Date: January 2015
A difficult issue is created for employers when they need to communicate with employees on leave. What is the best mechanism to communicate in a not-overly-threatening manner, but also to document the communication and confirm the employee’s receipt?
Traditionally, U.S. Mail was thought sufficient because of the “Mailbox Rule,” which is an assumption that an item mailed was received by the recipient. Now however, several cases have held that U.S. Mail or email alone, or even in conjunction, is not sufficient, especially under the Family Medical Leave Act (FMLA). The employer must prove that the employee actually received the notice, and the employee’s denial of receipt may by itself be enough to create an issue of fact, so that the employer will be forced to let a jury decide the issue.

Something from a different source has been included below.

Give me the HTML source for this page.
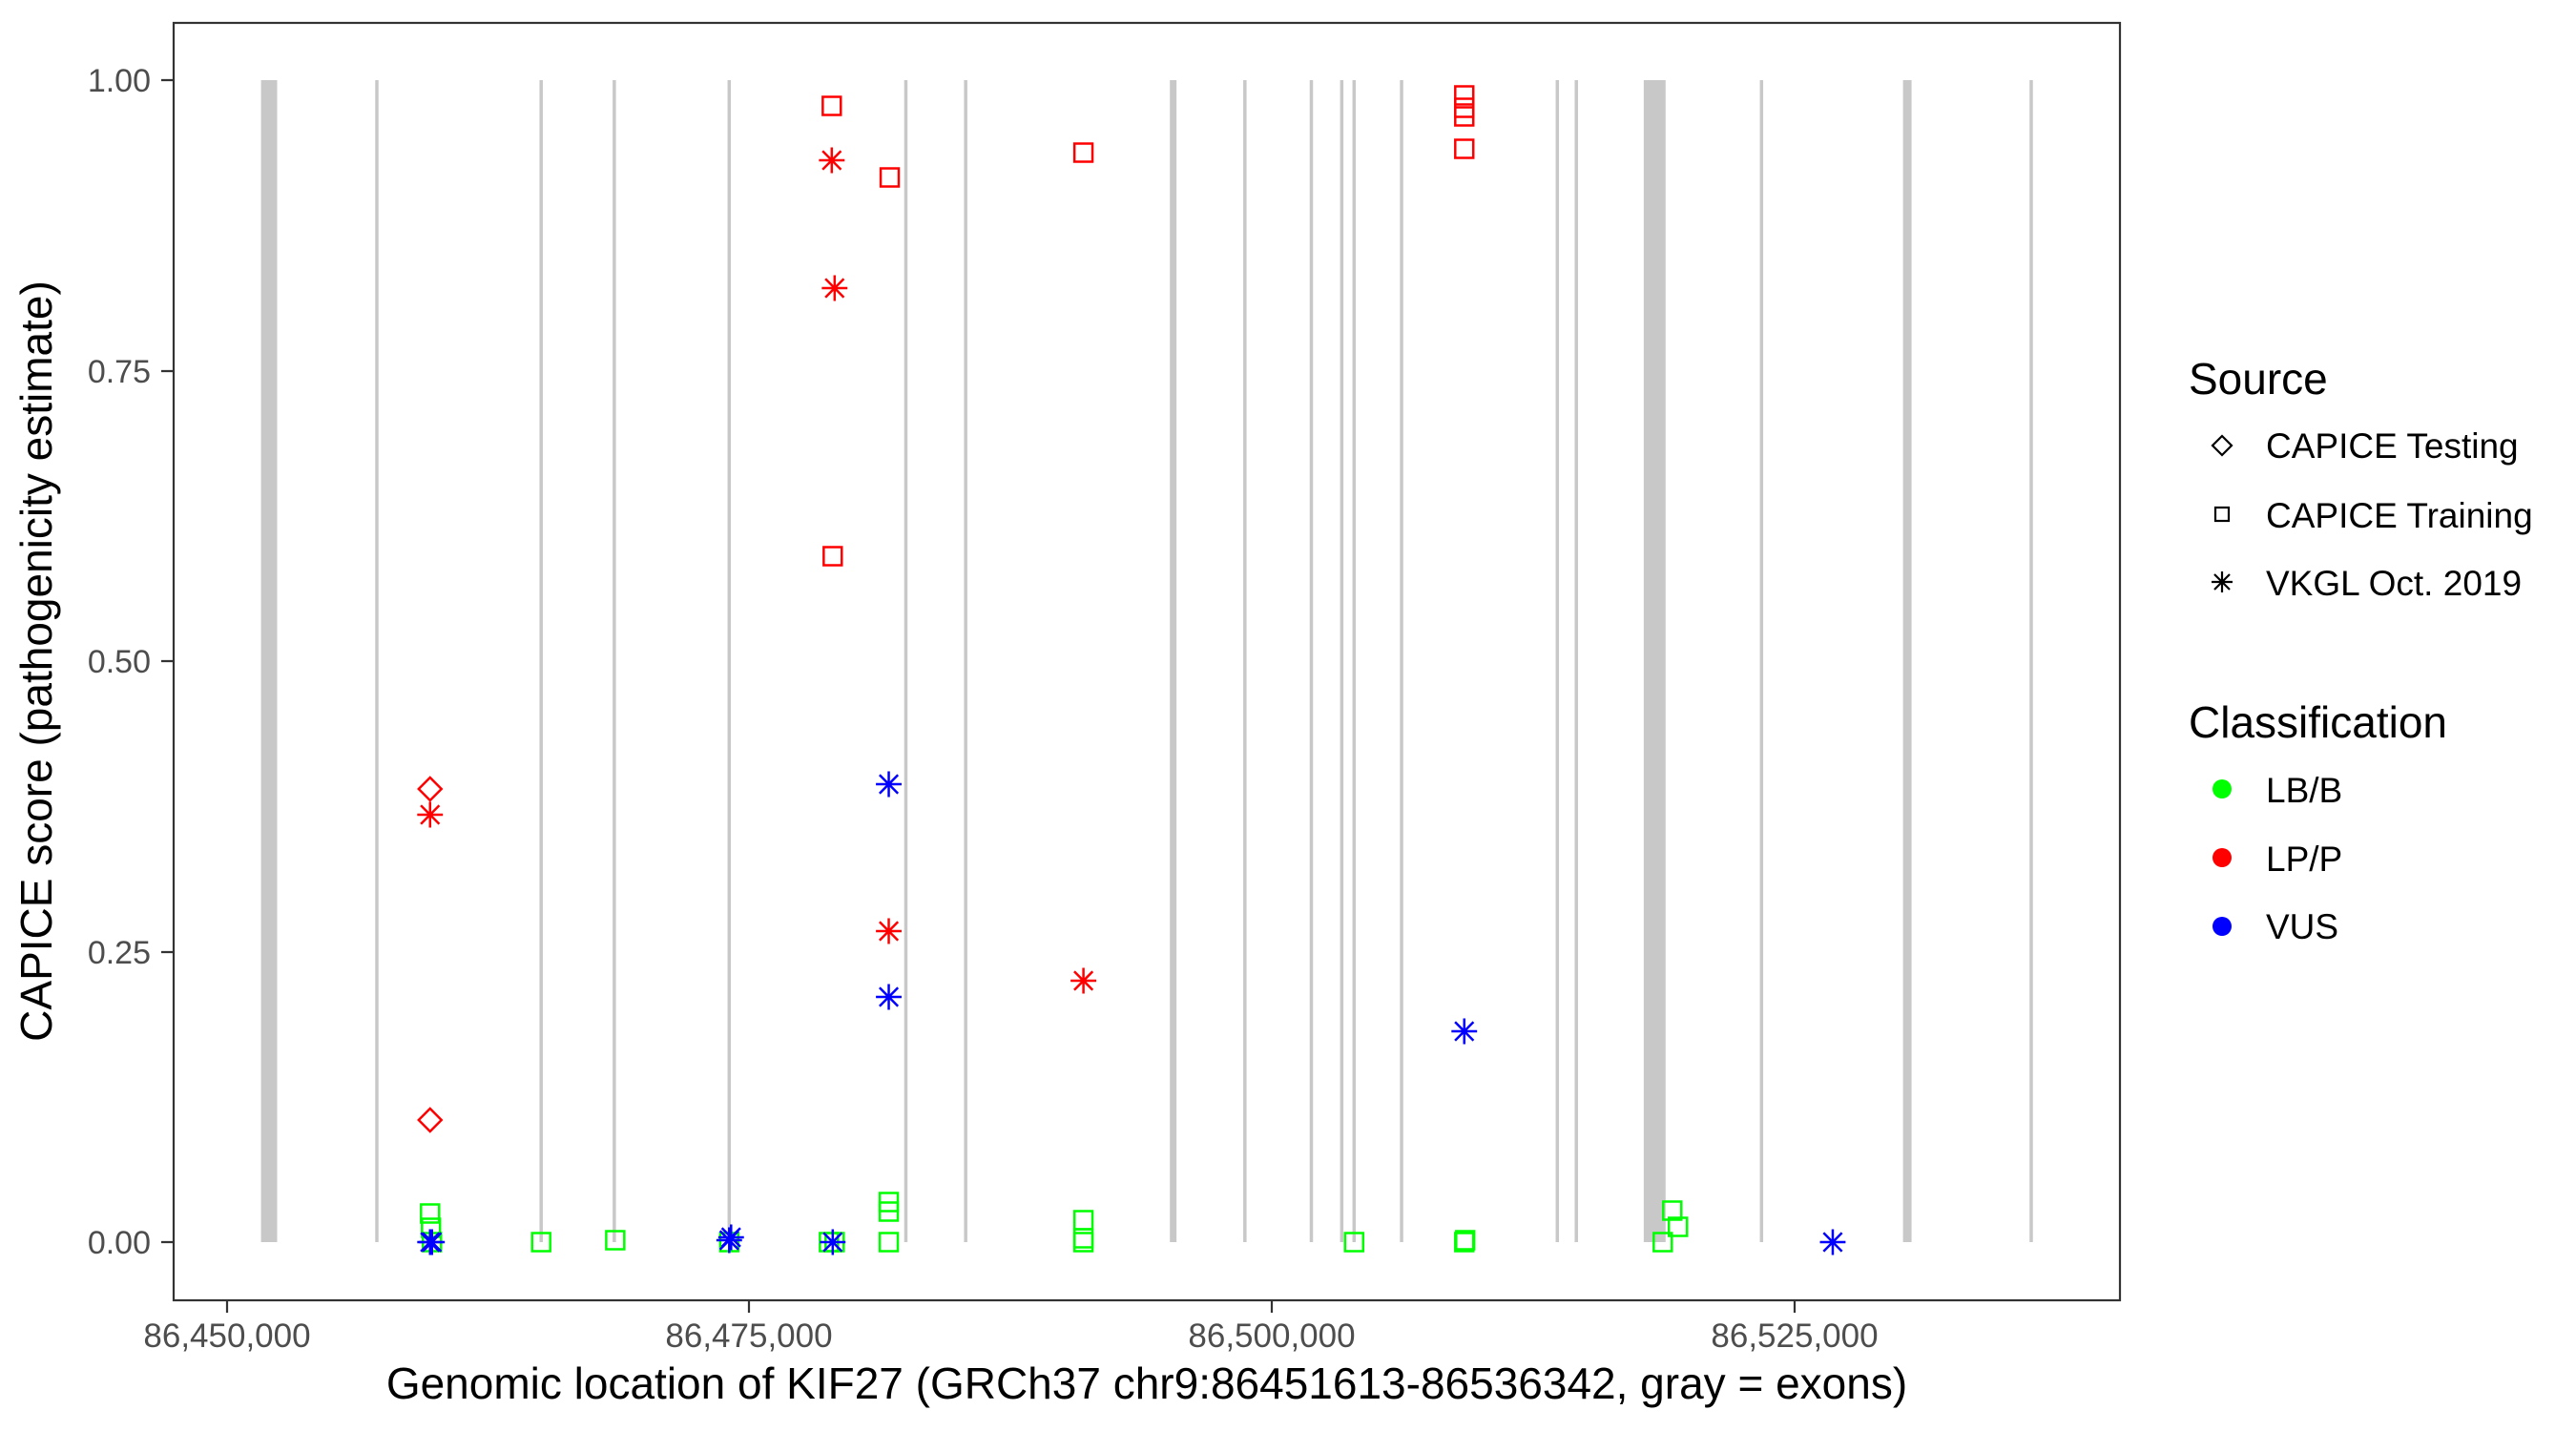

One suggestion is to have employees sign a form, before leave ever becomes an issue, by which they consent to electronic communications. Even then, when you send an FMLA notice electronically, use the “read receipt” feature on your email. If you do not receive the confirmation, communicate with the employee in another manner. If you prefer to communicate in hard copy, send your communications by certified, registered or overnight mail, which requires the employee to sign for receipt. That way, you won’t end up in expensive litigation over something that could have been cured by the expenditure of a few dollars.

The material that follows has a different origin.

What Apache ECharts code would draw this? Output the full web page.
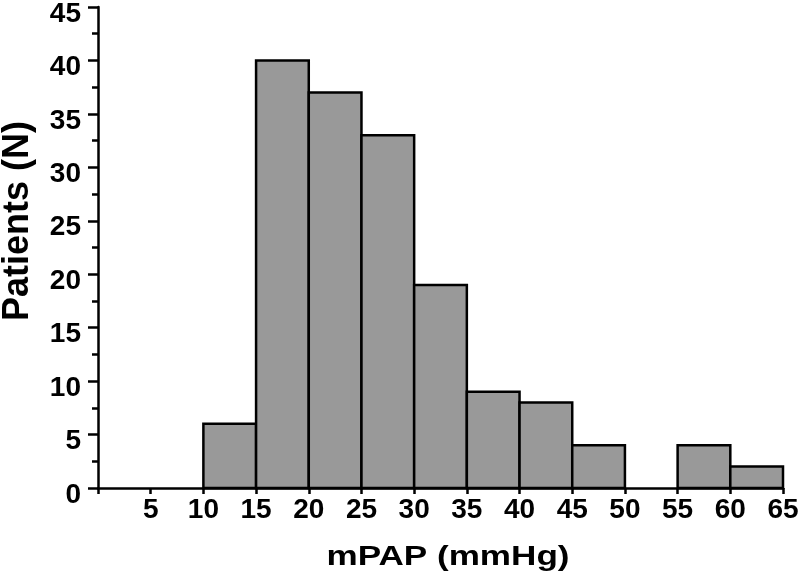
<!DOCTYPE html>
<html>
<head>
<meta charset="utf-8">
<script src="https://cdn.jsdelivr.net/npm/echarts@6/dist/echarts.min.js"></script>
<style>html,body{margin:0;padding:0;background:#fff;}#c{width:800px;height:578px;}</style>
</head>
<body>
<div id="c"></div>
<script>
const binStarts = [10, 15, 20, 25, 30, 35, 40, 45, 50, 55, 60];
const binEnds   = [15, 20, 25, 30, 35, 40, 45, 50, 55, 60, 65];
const patients  = [6, 40, 37, 33, 19, 9, 8, 4, 0, 4, 2];
const xTitle = 'mPAP (mmHg)';
const yTitle = 'Patients (N)';

const data = binStarts.map((s, i) => [s, binEnds[i], patients[i]]);
const font = '"Liberation Sans", Arial, sans-serif';

const chart = echarts.init(document.getElementById('c'));
chart.setOption({
  animation: false,
  backgroundColor: '#fff',
  grid: { left: 98, right: 17, top: 7, bottom: 90, outerBoundsMode: 'none', containLabel: false },
  graphic: [
    {
      type: 'text', x: 448, y: 558, scaleX: 1.3,
      style: { text: xTitle, fontFamily: font, fontWeight: 'bold', fontSize: 27, fill: '#000',
               align: 'center', verticalAlign: 'middle' }
    },
    {
      type: 'text', x: 18, y: 221, rotation: Math.PI / 2,
      style: { text: yTitle, fontFamily: font, fontWeight: 'bold', fontSize: 36, fill: '#000',
               align: 'center', verticalAlign: 'middle' }
    }
  ],
  xAxis: {
    type: 'value', min: 0, max: 65, interval: 5,
    axisLine: { show: true, lineStyle: { color: '#000', width: 2.5 } },
    axisTick: { show: true, length: 6, lineStyle: { color: '#000', width: 2.5 } },
    axisLabel: { fontFamily: font, fontWeight: 'bold', fontSize: 28, color: '#000', margin: 8,
      formatter: v => v === 0 ? '' : String(v) },
    splitLine: { show: false }
  },
  yAxis: {
    type: 'value', min: 0, max: 45, interval: 5,
    axisLine: { show: true, lineStyle: { color: '#000', width: 2.5 } },
    axisTick: { show: true, length: 10, lineStyle: { color: '#000', width: 2.5 } },
    minorTick: { show: true, splitNumber: 2, length: 6, lineStyle: { color: '#000', width: 2.5 } },
    axisLabel: { fontFamily: font, fontWeight: 'bold', fontSize: 28, color: '#000', margin: 17,
      verticalAlign: 'top', lineHeight: 14 },
    splitLine: { show: false }
  },
  series: [{
    type: 'custom',
    data: data,
    encode: { x: [0, 1], y: 2 },
    renderItem: function (params, api) {
      const h = api.value(2);
      if (!h) return null;
      const p1 = api.coord([api.value(0), h]);
      const p2 = api.coord([api.value(1), 0]);
      return {
        type: 'rect',
        shape: { x: p1[0], y: p1[1], width: p2[0] - p1[0], height: p2[1] - p1[1] },
        style: { fill: '#999999', stroke: '#000', lineWidth: 2.5 }
      };
    }
  }]
});
</script>
</body>
</html>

This article is intended to provide general information prepared by professionals in regard to the subject matter covered. It is provided with the understanding that, in providing this information, the author is not engaged in rendering a legal or other professional service. Although prepared by professionals, these materials should not be utilized as a substitute for professional service in specific situations. If legal advice or other expert assistance is required, the service of a professional should be sought.